Source code of charts
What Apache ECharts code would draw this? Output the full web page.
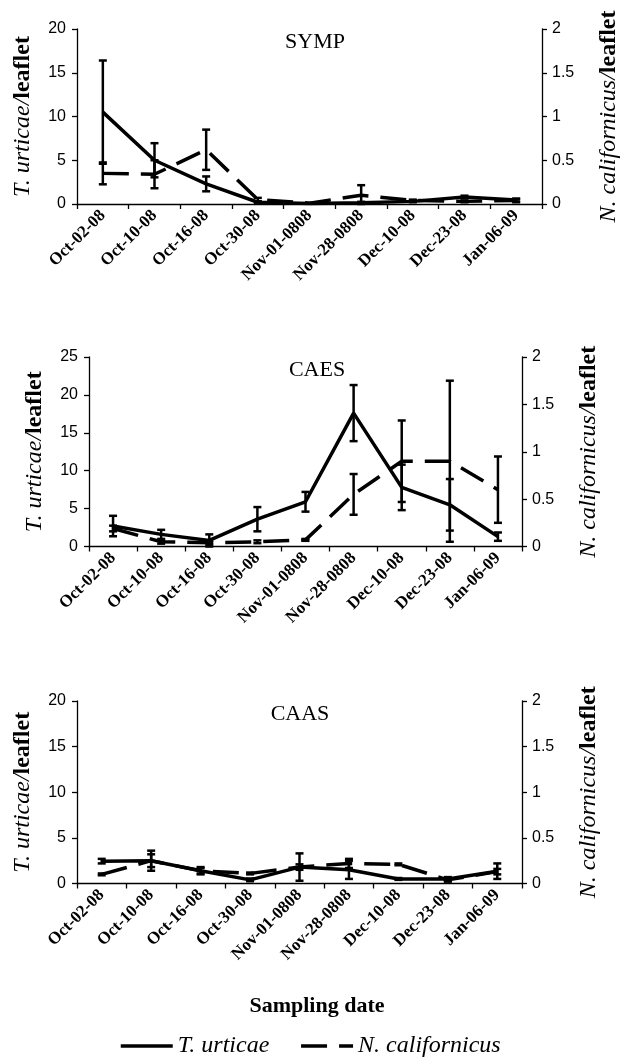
<!DOCTYPE html>
<html><head><meta charset="utf-8">
<script src="https://cdn.jsdelivr.net/npm/echarts@6/dist/echarts.min.js"></script>
<style>html,body{margin:0;padding:0;background:#fff}#c{width:629px;height:1059px}</style>
</head><body><div id="c"></div>
<script>
// ---- data ----
const categories = ['Oct-02-08','Oct-10-08','Oct-16-08','Oct-30-08','Nov-01-0808','Nov-28-0808','Dec-10-08','Dec-23-08','Jan-06-09'];
const panelTitles = ['SYMP','CAES','CAAS'];
const seriesNames = ['T. urticae','N. californicus'];

const sympUrticae    = [10.5, 5.0, 2.3, 0.2, 0.05, 0.15, 0.3, 0.8, 0.45];
const sympUrticaeErr = [5.9, 1.95, 0.85, 0.1, 0.0, 0.1, 0.1, 0.15, 0.15];
const sympCalif      = [0.35, 0.34, 0.62, 0.05, 0.01, 0.1, 0.04, 0.03, 0.04];
const sympCalifErr   = [0.125, 0.16, 0.23, 0.02, 0.0, 0.115, 0.01, 0.01, 0.02];

const caesUrticae    = [2.7, 1.6, 0.8, 3.6, 5.9, 17.6, 7.8, 5.5, 1.3];
const caesUrticaeErr = [1.35, 0.6, 0.8, 1.6, 1.3, 3.7, 3.0, 3.4, 0.55];
const caesCalif      = [0.19, 0.05, 0.04, 0.05, 0.07, 0.55, 0.9, 0.9, 0.6];
const caesCalifErr   = [0.03, 0.02, 0.02, 0.015, 0.01, 0.215, 0.43, 0.85, 0.35];

const caasUrticae    = [2.45, 2.5, 1.4, 0.4, 1.8, 1.5, 0.5, 0.5, 1.35];
const caasUrticaeErr = [0.25, 1.1, 0.4, 0.15, 1.5, 1.0, 0.1, 0.2, 0.85];
const caasCalif      = [0.1, 0.25, 0.14, 0.11, 0.18, 0.22, 0.21, 0.04, 0.13];
const caasCalifErr   = [0.01, 0.07, 0.03, 0.01, 0.03, 0.05, 0.01, 0.02, 0.03];

const leftMax = [20, 25, 20];
const rightMax = [2, 2, 2];
const xTitle = 'Sampling date';

// ---- layout ----
const grids = [
  {left: 77, top: 29, width: 465, height: 175},
  {left: 89, top: 357, width: 433, height: 189.5},
  {left: 77, top: 701, width: 445, height: 182.5}
];
const titleX = [310, 312, 295];
const titleY = [26, 354, 698];

const panels = [
  [sympUrticae, sympUrticaeErr, sympCalif, sympCalifErr],
  [caesUrticae, caesUrticaeErr, caesCalif, caesCalifErr],
  [caasUrticae, caasUrticaeErr, caasCalif, caasCalifErr]
];

const serif = 'Liberation Serif';
const sans = 'Liberation Sans';
const dash = [26, 12];

function errorSeries(vals, errs, gi, yi) {
  return {
    type: 'custom', name: 'err' + gi + '_' + yi, xAxisIndex: gi, yAxisIndex: yi,
    silent: true, z: 4,
    data: vals.map((v, i) => [i, Math.max(0, v - errs[i]), v + errs[i]]),
    renderItem: function (params, api) {
      const x = api.value(0);
      const lo = api.coord([x, api.value(1)]);
      const hi = api.coord([x, api.value(2)]);
      const hw = 4;
      const st = {stroke: '#000', lineWidth: 2.5};
      return {type: 'group', children: [
        {type: 'line', shape: {x1: lo[0], y1: lo[1], x2: hi[0], y2: hi[1]}, style: st},
        {type: 'line', shape: {x1: lo[0] - hw, y1: lo[1], x2: lo[0] + hw, y2: lo[1]}, style: st},
        {type: 'line', shape: {x1: hi[0] - hw, y1: hi[1], x2: hi[0] + hw, y2: hi[1]}, style: st}
      ]};
    }
  };
}

const xAxes = [], yAxes = [], series = [], titles = [];
const axisLineStyle = {color: '#000', width: 1.3};
grids.forEach((g, gi) => {
  xAxes.push({
    type: 'category', gridIndex: gi, data: categories, boundaryGap: true,
    axisLine: {lineStyle: axisLineStyle},
    axisTick: {show: true, length: 5, lineStyle: axisLineStyle, interval: 0},
    axisLabel: {interval: 0, rotate: 45, margin: 9, color: '#000',
      fontFamily: serif, fontWeight: 'bold', fontSize: 17}
  });
  const nameRich = {
    a: {fontFamily: serif, fontStyle: 'italic', fontSize: 24, color: '#000'},
    b: {fontFamily: serif, fontWeight: 'bold', fontSize: 24, color: '#000'}
  };
  yAxes.push({
    type: 'value', gridIndex: gi, position: 'left', min: 0, max: leftMax[gi], interval: 5,
    name: '{a|T. urticae/}{b|leaflet}', nameLocation: 'middle', nameRotate: 90, nameGap: 42,
    nameTextStyle: {rich: nameRich},
    splitLine: {show: false},
    axisLine: {show: true, lineStyle: axisLineStyle},
    axisTick: {show: true, length: 5, lineStyle: axisLineStyle},
    axisLabel: {color: '#000', fontFamily: sans, fontSize: 16, margin: 11}
  });
  yAxes.push({
    type: 'value', gridIndex: gi, position: 'right', min: 0, max: rightMax[gi], interval: 0.5,
    name: '{a|N. californicus/}{b|leaflet}', nameLocation: 'middle', nameRotate: 90, nameGap: 55,
    nameTextStyle: {rich: nameRich},
    splitLine: {show: false},
    axisLine: {show: true, lineStyle: axisLineStyle},
    axisTick: {show: true, length: 5, lineStyle: axisLineStyle},
    axisLabel: {color: '#000', fontFamily: sans, fontSize: 16, margin: 10}
  });
  const p = panels[gi];
  series.push({
    type: 'line', name: seriesNames[0], xAxisIndex: gi, yAxisIndex: gi * 2, data: p[0],
    symbol: 'none', lineStyle: {color: '#000', width: 3.5}, itemStyle: {color: '#000'}, z: 3
  });
  series.push({
    type: 'line', name: seriesNames[1], xAxisIndex: gi, yAxisIndex: gi * 2 + 1, data: p[2],
    symbol: 'none', lineStyle: {color: '#000', width: 3.5, type: dash}, itemStyle: {color: '#000'}, z: 3
  });
  series.push(errorSeries(p[0], p[1], gi, gi * 2));
  series.push(errorSeries(p[2], p[3], gi, gi * 2 + 1));
  titles.push({text: panelTitles[gi], left: titleX[gi], top: titleY[gi], textAlign: 'center',
    textStyle: {fontFamily: serif, fontWeight: 'normal', fontSize: 22, color: '#000'}});
});
titles.push({text: xTitle, left: 312, top: 990, textAlign: 'center',
  textStyle: {fontFamily: serif, fontWeight: 'bold', fontSize: 22, color: '#000'}});

const chart = echarts.init(document.getElementById('c'), null, {renderer: 'canvas'});
chart.setOption({
  animation: false,
  backgroundColor: '#fff',
  title: titles,
  grid: grids,
  xAxis: xAxes,
  yAxis: yAxes,
  legend: {
    left: 114, top: 1029, itemWidth: 52, itemHeight: 14, itemGap: 30,
    data: [
      {name: seriesNames[0], itemStyle: {opacity: 0}, lineStyle: {color: '#000', width: 3.5, type: 'solid'}},
      {name: seriesNames[1], itemStyle: {opacity: 0}, lineStyle: {color: '#000', width: 3.5, type: dash}}
    ],
    textStyle: {fontFamily: serif, fontStyle: 'italic', fontSize: 24, color: '#000'},
    selectedMode: false
  },
  series: series
});
</script></body></html>
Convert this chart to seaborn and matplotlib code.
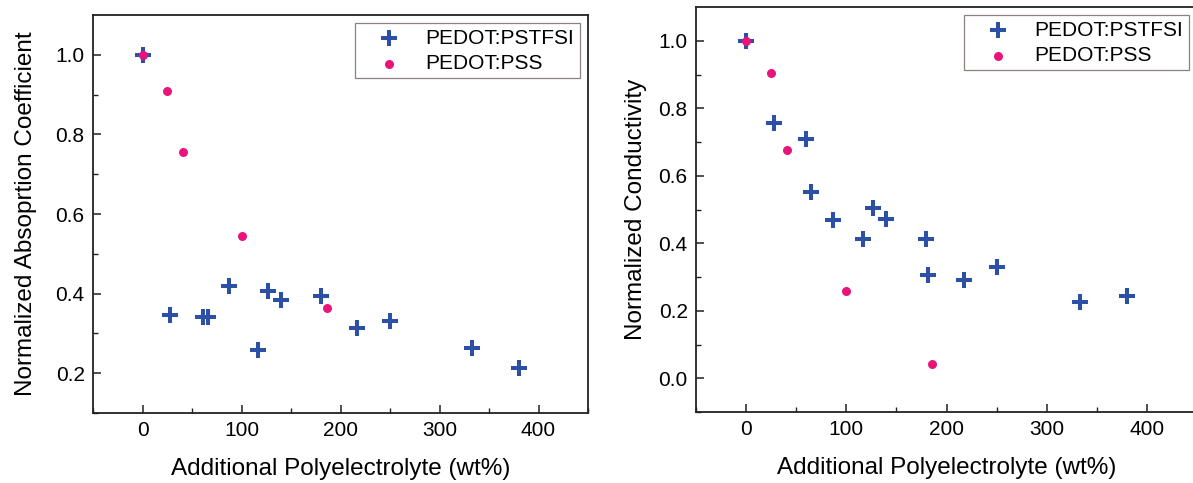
import pandas as pd
import matplotlib
matplotlib.use('Agg')
import matplotlib.pyplot as plt
import seaborn as sns

# absorption panel (left)
abs_pstfsi_x = [0, 28, 61, 66, 87, 117, 127, 140, 180, 217, 250, 333, 380]
abs_pstfsi_y = [1.0, 0.347, 0.342, 0.342, 0.419, 0.259, 0.407, 0.384, 0.393, 0.314, 0.330, 0.264, 0.212]
abs_pss_x = [0, 25, 41, 100, 186]
abs_pss_y = [1.0, 0.910, 0.756, 0.545, 0.363]

# conductivity panel (right)
cond_pstfsi_x = [0, 28, 60, 65, 87, 117, 127, 140, 180, 182, 217, 250, 333, 380]
cond_pstfsi_y = [1.0, 0.757, 0.708, 0.551, 0.468, 0.412, 0.503, 0.473, 0.412, 0.306, 0.291, 0.331, 0.227, 0.244]
cond_pss_x = [0, 25, 41, 100, 186]
cond_pss_y = [1.0, 0.903, 0.675, 0.259, 0.043]

xticks = [0, 100, 200, 300, 400]
series_names = ['PEDOT:PSTFSI', 'PEDOT:PSS']
blue = '#2b50a6'
pink = '#ea1379'

sns.set_style('ticks')
plt.rcParams['font.family'] = ['Liberation Sans', 'DejaVu Sans']
plt.rcParams['text.color'] = 'black'
plt.rcParams['axes.labelcolor'] = 'black'
plt.rcParams['xtick.labelcolor'] = 'black'
plt.rcParams['ytick.labelcolor'] = 'black'

fig = plt.figure(figsize=(11.93, 4.83), dpi=100)
ax1 = fig.add_axes([93 / 1193, 70 / 483, 495 / 1193, 398 / 483])
ax2 = fig.add_axes([696 / 1193, 71 / 483, 501 / 1193, 405 / 483])

panels = [
    (ax1, abs_pstfsi_x, abs_pstfsi_y, abs_pss_x, abs_pss_y, 'Normalized Absoprtion Coefficient', (0.1, 1.1), [0.2, 0.4, 0.6, 0.8, 1.0], 13),
    (ax2, cond_pstfsi_x, cond_pstfsi_y, cond_pss_x, cond_pss_y, 'Normalized Conductivity', (-0.1, 1.1), [0.0, 0.2, 0.4, 0.6, 0.8, 1.0], 8),
]

for ax, px, py, sx, sy, ylabel, ylim, yticks, ypad in panels:
    d1 = pd.DataFrame({'x': px, 'y': py})
    d2 = pd.DataFrame({'x': sx, 'y': sy})
    sns.scatterplot(data=d1, x='x', y='y', ax=ax, marker='+', s=130, linewidth=2.9,
                    color=blue, label=series_names[0], legend=False, zorder=3)
    sns.scatterplot(data=d2, x='x', y='y', ax=ax, marker='o', s=42, linewidth=0,
                    color=pink, label=series_names[1], legend=False, zorder=4)
    ax.set_xlim(-50, 450)
    ax.set_xticks(xticks)
    ax.set_xticks([-50, 50, 150, 250, 350, 450], minor=True)
    ax.set_yticks(yticks)
    ax.set_yticks([round(v + 0.1, 2) for v in yticks[:-1]] + [round(yticks[0] - 0.1, 2)], minor=True)
    ax.set_ylim(*ylim)
    ax.tick_params(which='major', direction='in', length=6, width=1.1, labelsize=15, pad=6, color='#222222')
    ax.tick_params(which='minor', direction='in', length=3.5, width=1.0, color='#222222')
    ax.tick_params(top=False, right=False, which='both')
    for sp in ax.spines.values():
        sp.set_visible(True)
        sp.set_linewidth(1.3)
        sp.set_color('#222222')
    ax.set_xlabel('Additional Polyelectrolyte (wt%)', fontsize=17.5, labelpad=13)
    ax.set_ylabel(ylabel, fontsize=17.5, labelpad=ypad)
    leg = ax.legend(loc='upper right', fontsize=15, frameon=True, fancybox=False,
                    edgecolor='#6e605c', borderpad=0.25, handlelength=2.8, handletextpad=0.35,
                    labelspacing=0.32, borderaxespad=0.4, scatterpoints=1)
    leg.get_frame().set_linewidth(0.9)

fig.savefig('out.png', dpi=100)
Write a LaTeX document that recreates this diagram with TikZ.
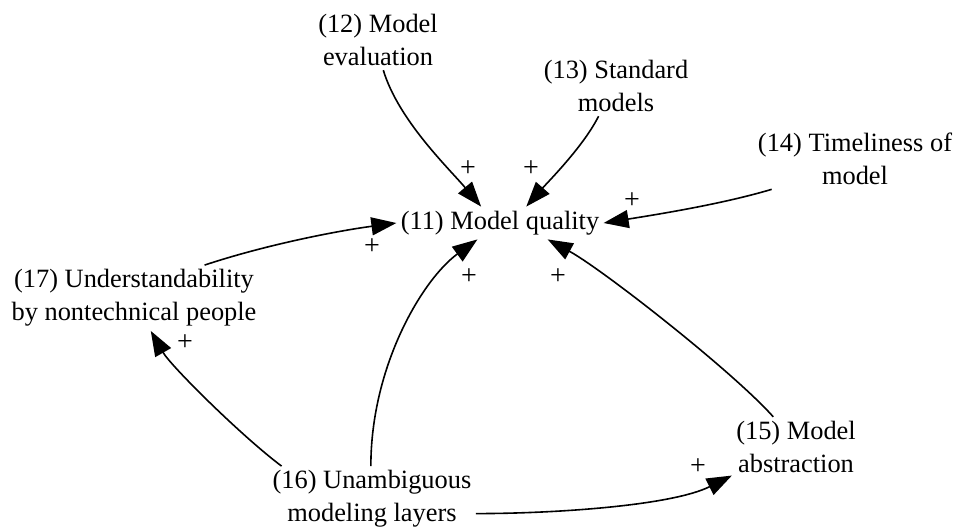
\documentclass[tikz,border=0pt]{standalone}
\usepackage{fontspec}
\setmainfont{Liberation Serif}
\usetikzlibrary{arrows.meta}
\tikzset{
	var/.style={inner sep=2pt, align=center, font=\fontsize{13.2}{16.5}\selectfont},
	link/.style={black, line width=0.8pt, -{Triangle[length=12.5pt,width=9pt]}},
	pol/.style={inner sep=0pt, font=\fontsize{14}{16}\selectfont}
}
\begin{document}
\begin{tikzpicture}[x=0.5pt, y=-0.5pt]
	        \useasboundingbox (0, 0) rectangle (962, 531);
	        \node [var] at (500, 223) (V11) {(11) Model quality};
	        \node [var] at (378, 40) (V12) {(12) Model\\evaluation};
	        \node [var] at (616, 86) (V13) {(13) Standard\\models};
	        \node [var] at (855, 159) (V14) {(14) Timeliness of\\model};
	        \node [var] at (796, 447) (V15) {(15) Model\\abstraction};
	        \node [var] at (372, 499) (V16) {(16) Unambiguous\\modeling layers};
	        \node [var] at (134, 298) (V17) {(17) Understandability\\by nontechnical people};
	        \draw [link] (V12.-80) .. controls +(15, 50) and +(-32, -38) .. (V11.139);
	        \draw [link] (V13.-120) .. controls +(-15, 30) and +(22, -25) .. (V11.32);
	        \draw [link] (V14.-160) .. controls +(-50, 15) and +(50, -8) .. (V11.east);
	        \draw [link] (V17.25) .. controls +(60, -20) and +(-60, 8) .. (V11.west);
	        \draw [link] (V16.92) .. controls +(0, -100) and +(-55, 40) .. (V11.-144);
	        \draw [link] (V15.127) .. controls +(-40, -45) and +(55, 30) .. (V11.-19);
	        \draw [link] (V16.160) .. controls +(-40, -30) and +(20, 35) .. (V17.-63);
	        \draw [link] (V16.-8) .. controls +(80, 0) and +(-60, 30) .. (V15.-156);
	        \node [pol] at (468, 169) (P1) {+};
	        \node [pol] at (531, 169) (P2) {+};
	        \node [pol] at (632, 201) (P3) {+};
	        \node [pol] at (372, 247) (P4) {+};
	        \node [pol] at (469, 277) (P5) {+};
	        \node [pol] at (558, 277) (P6) {+};
	        \node [pol] at (185, 343) (P7) {+};
	        \node [pol] at (698, 467) (P8) {+};
\end{tikzpicture}
\end{document}
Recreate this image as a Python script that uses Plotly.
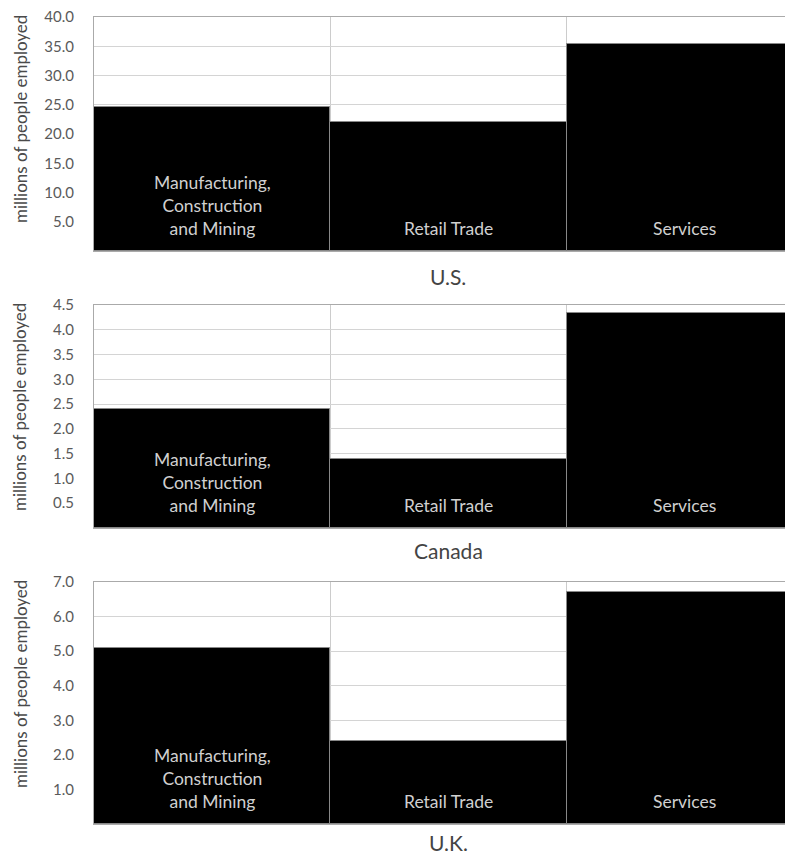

# Work to complete
Reproduce only the lines of the records from the start up to and including the line that holds "0.01, 0.01, 0.02];"; do not carry over any picture.

# Solution
What Apache ECharts code would draw this? Output the full web page.
<!DOCTYPE html>
<html><head><meta charset="utf-8">
<script src="https://cdn.jsdelivr.net/npm/echarts@6/dist/echarts.min.js"></script>
<style>html,body{margin:0;padding:0;background:#fff}#c{width:629px;height:1059px}</style>
</head><body><div id="c"></div>
<script>
// ---- data ----
const categories = ['Oct-02-08','Oct-10-08','Oct-16-08','Oct-30-08','Nov-01-0808','Nov-28-0808','Dec-10-08','Dec-23-08','Jan-06-09'];
const panelTitles = ['SYMP','CAES','CAAS'];
const seriesNames = ['T. urticae','N. californicus'];

const sympUrticae    = [10.5, 5.0, 2.3, 0.2, 0.05, 0.15, 0.3, 0.8, 0.45];
const sympUrticaeErr = [5.9, 1.95, 0.85, 0.1, 0.0, 0.1, 0.1, 0.15, 0.15];
const sympCalif      = [0.35, 0.34, 0.62, 0.05, 0.01, 0.1, 0.04, 0.03, 0.04];
const sympCalifErr   = [0.125, 0.16, 0.23, 0.02, 0.0, 0.115, 0.01, 0.01, 0.02];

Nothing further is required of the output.